== STORED DATA ==
------------------------------------------------------------------------

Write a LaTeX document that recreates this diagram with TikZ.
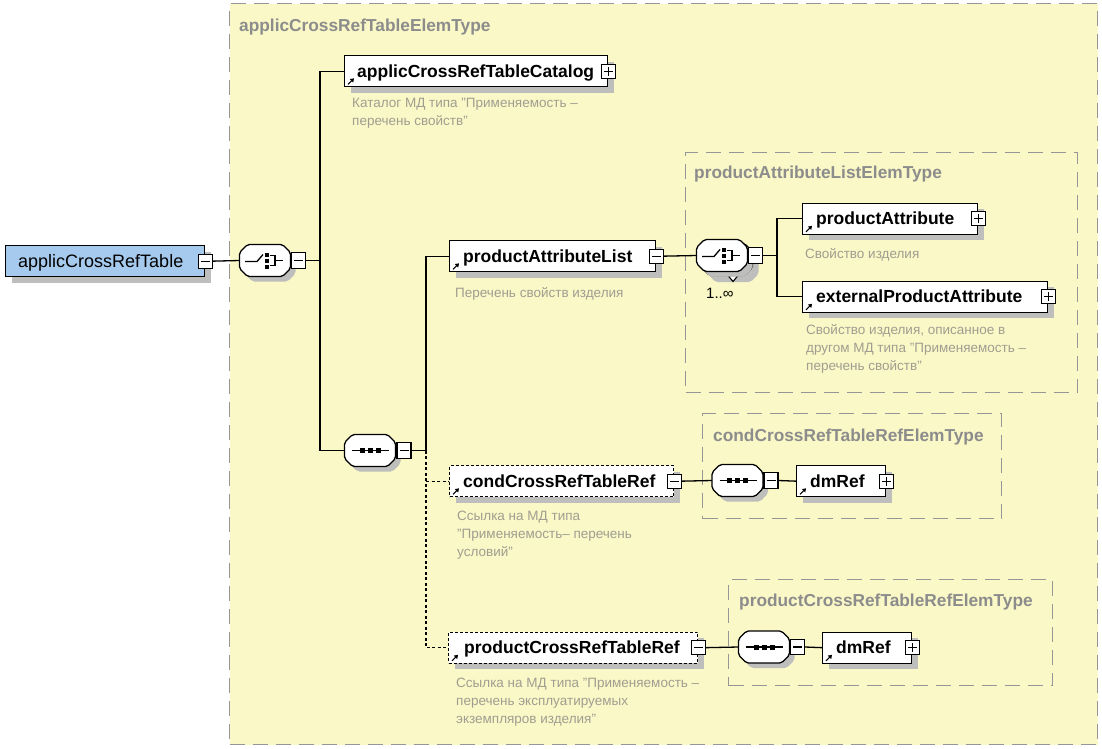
\documentclass[tikz,border=0pt]{standalone}
\usepackage{fontspec}
\setmainfont{Liberation Sans}
\usetikzlibrary{calc,arrows.meta}
\definecolor{yel}{RGB}{250,248,198}
\definecolor{rootblue}{RGB}{166,202,238}
\definecolor{shadowc}{RGB}{190,190,188}
\definecolor{typegray}{RGB}{140,140,140}
\definecolor{descgray}{RGB}{160,157,145}
\definecolor{typeframe}{RGB}{150,150,150}

\newcommand\octshape[3]{\path[#1] ({#2-17.5},{#3-16}) -- ({#2+17.5},{#3-16}) -- ({#2+25.5},{#3-8}) -- ({#2+25.5},{#3+8}) -- ({#2+17.5},{#3+16}) -- ({#2-17.5},{#3+16}) -- ({#2-25.5},{#3+8}) -- ({#2-25.5},{#3-8}) -- cycle;}
\newcommand\compositor[3]{%
  \octshape{fill=shadowc,rounded corners=2pt}{#2+5}{#3+5}
  \octshape{draw=black,fill=white,line width=1.3pt,rounded corners=2pt}{#2}{#3}
  \node[compnode] (#1) at (#2,#3) {};}
\newcommand\seqicon[2]{%
  \draw[line width=1.3pt] ({#1-18},#2) -- ({#1+19},#2);
  \foreach \dx in {-8,0,8} \fill ({#1+\dx-2.5},{#2-2.5}) rectangle ++(5,5);}
\newcommand\choiceicon[2]{%
  \draw[line width=1.3pt] ({#1-20},{#2+1}) -- ({#1-8},{#2+1}) -- ({#1-2},{#2-6});
  \foreach \dy in {-6,0,6} \fill ({#1+0.3},{#2+\dy-2}) rectangle ++(4,4);
  \draw[line width=1.3pt] ({#1+5},{#2-5}) -- ({#1+10},{#2-5}) -- ({#1+10},{#2+5}) -- ({#1+5},{#2+5}) ({#1+10},#2) -- ({#1+18},#2);}
\newcommand\refarr[1]{\draw[line width=1.1pt,-{Triangle[length=3.5pt,width=4.5pt]}] ($(#1.south west)+(4,-3)$) -- ($(#1.south west)+(10,-9)$);}

\begin{document}
\begin{tikzpicture}[x=1pt,y=-1pt,
  elem/.style={draw=black, fill=white, line width=1.3pt, inner sep=0pt, anchor=north west, minimum height=31pt,
    preaction={draw=none, fill=shadowc, transform canvas={shift={(6pt,-6pt)}}}},
  optelem/.style={elem, dash pattern=on 3pt off 2pt},
  rootel/.style={elem, fill=rootblue},
  compnode/.style={draw=none, minimum width=51pt, minimum height=32pt, inner sep=0pt},
  ellbl/.style={font=\fontsize{17.5}{20}\selectfont\bfseries, anchor=base west, inner sep=0pt},
  rootlbl/.style={font=\fontsize{18}{20}\selectfont, anchor=base west, inner sep=0pt},
  desc/.style={font=\fontsize{13.5}{18}\selectfont, text=descgray, anchor=base west, inner sep=0pt},
  typelbl/.style={font=\fontsize{17.3}{20}\selectfont\bfseries, text=typegray, anchor=base west, inner sep=0pt},
  typebox/.style={draw=typeframe, line width=1.4pt, dash pattern=on 15pt off 8pt, anchor=north west, inner sep=0pt},
  pmbox/.style={draw=black, fill=white, line width=1.2pt, minimum width=14pt, minimum height=14pt, inner sep=0pt},
  minusbox/.style={pmbox, path picture={\draw[line width=1.2pt] ([xshift=2.5pt]path picture bounding box.west) -- ([xshift=-2.5pt]path picture bounding box.east);}},
  plusbox/.style={pmbox, path picture={\draw[line width=1.2pt] ([xshift=2.5pt]path picture bounding box.west) -- ([xshift=-2.5pt]path picture bounding box.east) ([yshift=2.5pt]path picture bounding box.south) -- ([yshift=-2.5pt]path picture bounding box.north);}},
  cminusbox/.style={minusbox, minimum height=15.5pt},
  conn/.style={line width=1.3pt},
  optconn/.style={line width=1.3pt, dash pattern=on 3pt off 2.5pt}
]
\useasboundingbox (0,0) rectangle (1102,748);
\fill[white] (0,0) rectangle (1102,748);

% type frames
\node[typebox, fill=yel, minimum width=868pt, minimum height=741pt] (outer) at (229,3) {};
\node[typelbl] (outerl) at (239,31) {applicCrossRefTableElemType};
\node[typebox, minimum width=392pt, minimum height=240pt] (pale) at (685,152) {};
\node[typelbl] (palel) at (694,178) {productAttributeListElemType};
\node[typebox, minimum width=299pt, minimum height=105pt] (cct) at (702,413) {};
\node[typelbl] (cctl) at (713,441) {condCrossRefTableRefElemType};
\node[typebox, minimum width=324pt, minimum height=106pt] (pct) at (728,579) {};
\node[typelbl] (pctl) at (739,606) {productCrossRefTableRefElemType};

% root
\node[rootel, minimum width=199pt] (root) at (5,245) {};
\node[rootlbl] (roott) at ($(root.west)+(13,6)$) {applicCrossRefTable};
\node[minusbox] (rootm) at (root.east) {};

% choice 1
\compositor{ch1}{265}{260.5}
\choiceicon{265}{260.5}
\node[cminusbox] (ch1m) at (298.5,260.5) {};

% catalog
\node[elem, minimum width=263pt] (cat) at (344,55) {};
\node[ellbl] (catt) at ($(cat.west)+(13,6)$) {applicCrossRefTableCatalog};
\node[plusbox] (catp) at (cat.east) {};
\refarr{cat}
\node[desc] (catd1) at (352,107) {Каталог МД типа "Применяемость –};
\node[desc] (catd2) at (352,125) {перечень свойств"};

% sequence 1
\compositor{seq1}{370}{450.5}
\seqicon{370}{450.5}
\node[cminusbox] (seq1m) at (404,450.5) {};

% productAttributeList
\node[elem, minimum width=206pt] (pal) at (449,240) {};
\node[ellbl] (palt) at ($(pal.west)+(14,6)$) {productAttributeList};
\node[minusbox] (palm) at (pal.east) {};
\refarr{pal}
\node[desc] (pald1) at (455,297) {Перечень свойств изделия};

% choice 2 (1..inf)
\octshape{fill=shadowc,rounded corners=2pt}{733}{266}
\octshape{draw=black,fill=white,line width=1.3pt,rounded corners=2pt}{727}{259.5}
\draw[line width=1.1pt, fill=white] (728,275.5) -- (738,275.5) -- (733,281.5) -- cycle;
\compositor{ch2}{722}{255.5}
\choiceicon{722}{255.5}
\node[cminusbox] (ch2m) at (755.5,255.5) {};
\node[font=\fontsize{15}{18}\selectfont, anchor=base west, inner sep=0pt] (ch2occ) at (706,298) {1..∞};

% productAttribute
\node[elem, minimum width=175pt] (pa) at (802,202.5) {};
\node[ellbl] (pat) at ($(pa.west)+(14,6)$) {productAttribute};
\node[plusbox] (pap) at (pa.east) {};
\refarr{pa}
\node[desc] (pad1) at (805,258) {Свойство изделия};

% externalProductAttribute
\node[elem, minimum width=245pt] (epa) at (802,280.5) {};
\node[ellbl] (epat) at ($(epa.west)+(14,6)$) {externalProductAttribute};
\node[plusbox] (epap) at (epa.east) {};
\refarr{epa}
\node[desc] (epad1) at (806,334) {Свойство изделия, описанное в};
\node[desc] (epad2) at (806,352) {другом МД типа "Применяемость –};
\node[desc] (epad3) at (806,370) {перечень свойств"};

% condCrossRefTableRef
\node[optelem, minimum width=224pt] (cond) at (449,465) {};
\node[ellbl] (condt) at ($(cond.west)+(14,6)$) {condCrossRefTableRef};
\node[minusbox] (condm) at (cond.east) {};
\refarr{cond}
\node[desc] (condd1) at (457,520) {Ссылка на МД типа};
\node[desc] (condd2) at (457,538) {"Применяемость– перечень};
\node[desc] (condd3) at (457,556) {условий"};

\compositor{seq2}{737.5}{480.5}
\seqicon{737.5}{480.5}
\node[cminusbox] (seq2m) at (771,480.5) {};
\node[elem, minimum width=89pt] (dm1) at (796,465) {};
\node[ellbl] (dm1t) at ($(dm1.west)+(14,6)$) {dmRef};
\node[plusbox] (dm1p) at (dm1.east) {};
\refarr{dm1}

% productCrossRefTableRef
\node[optelem, minimum width=249pt] (pcr) at (448,631.5) {};
\node[ellbl] (pcrt) at ($(pcr.west)+(16,6)$) {productCrossRefTableRef};
\node[minusbox] (pcrm) at (pcr.east) {};
\refarr{pcr}
\node[desc] (pcrd1) at (456,687) {Ссылка на МД типа "Применяемость –};
\node[desc] (pcrd2) at (456,705) {перечень эксплуатируемых};
\node[desc] (pcrd3) at (456,723) {экземпляров изделия"};

\compositor{seq3}{764}{647}
\seqicon{764}{647}
\node[cminusbox] (seq3m) at (797.5,647) {};
\node[elem, minimum width=89pt] (dm2) at (822,631.5) {};
\node[ellbl] (dm2t) at ($(dm2.west)+(14,6)$) {dmRef};
\node[plusbox] (dm2p) at (dm2.east) {};
\refarr{dm2}

% connectors
\coordinate (j1) at (320,260.5);
\coordinate (j2) at (426,450.5);
\coordinate (j3) at (777,255.5);
\draw[conn] (rootm.east) -- (ch1.west);
\draw[conn] (ch1m.east) -- (j1);
\draw[conn] (cat.west) -| (j1) |- (seq1.west);
\draw[conn] (seq1m.east) -- (j2);
\draw[conn] (pal.west) -| (j2);
\draw[optconn] (j2) |- (pcr.west);
\draw[optconn] (cond.west -| j2) -- (cond.west);
\draw[conn] (palm.east) -- (ch2.west);
\draw[conn] (ch2m.east) -- (j3);
\draw[conn] (pa.west) -| (j3) |- (epa.west);
\draw[conn] (condm.east) -- (seq2.west);
\draw[conn] (seq2m.east) -- (dm1.west);
\draw[conn] (pcrm.east) -- (seq3.west);
\draw[conn] (seq3m.east) -- (dm2.west);
\end{tikzpicture}
\end{document}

------------------------------------------------------------------------

== SHORT EXERCISE ==
Repeat the lines above, starting at the first and stopping after the line that holds "west)+(4,-3)$) -- ($(#1.south", with the pictures left out.

== RESPONSE FOR THIS EXERCISE ==
Write a LaTeX document that recreates this diagram with TikZ.
\documentclass[tikz,border=0pt]{standalone}
\usepackage{fontspec}
\setmainfont{Liberation Sans}
\usetikzlibrary{calc,arrows.meta}
\definecolor{yel}{RGB}{250,248,198}
\definecolor{rootblue}{RGB}{166,202,238}
\definecolor{shadowc}{RGB}{190,190,188}
\definecolor{typegray}{RGB}{140,140,140}
\definecolor{descgray}{RGB}{160,157,145}
\definecolor{typeframe}{RGB}{150,150,150}

\newcommand\octshape[3]{\path[#1] ({#2-17.5},{#3-16}) -- ({#2+17.5},{#3-16}) -- ({#2+25.5},{#3-8}) -- ({#2+25.5},{#3+8}) -- ({#2+17.5},{#3+16}) -- ({#2-17.5},{#3+16}) -- ({#2-25.5},{#3+8}) -- ({#2-25.5},{#3-8}) -- cycle;}
\newcommand\compositor[3]{%
  \octshape{fill=shadowc,rounded corners=2pt}{#2+5}{#3+5}
  \octshape{draw=black,fill=white,line width=1.3pt,rounded corners=2pt}{#2}{#3}
  \node[compnode] (#1) at (#2,#3) {};}
\newcommand\seqicon[2]{%
  \draw[line width=1.3pt] ({#1-18},#2) -- ({#1+19},#2);
  \foreach \dx in {-8,0,8} \fill ({#1+\dx-2.5},{#2-2.5}) rectangle ++(5,5);}
\newcommand\choiceicon[2]{%
  \draw[line width=1.3pt] ({#1-20},{#2+1}) -- ({#1-8},{#2+1}) -- ({#1-2},{#2-6});
  \foreach \dy in {-6,0,6} \fill ({#1+0.3},{#2+\dy-2}) rectangle ++(4,4);
  \draw[line width=1.3pt] ({#1+5},{#2-5}) -- ({#1+10},{#2-5}) -- ({#1+10},{#2+5}) -- ({#1+5},{#2+5}) ({#1+10},#2) -- ({#1+18},#2);}
\newcommand\refarr[1]{\draw[line width=1.1pt,-{Triangle[length=3.5pt,width=4.5pt]}] ($(#1.south west)+(4,-3)$) -- ($(#1.south west)+(10,-9)$);}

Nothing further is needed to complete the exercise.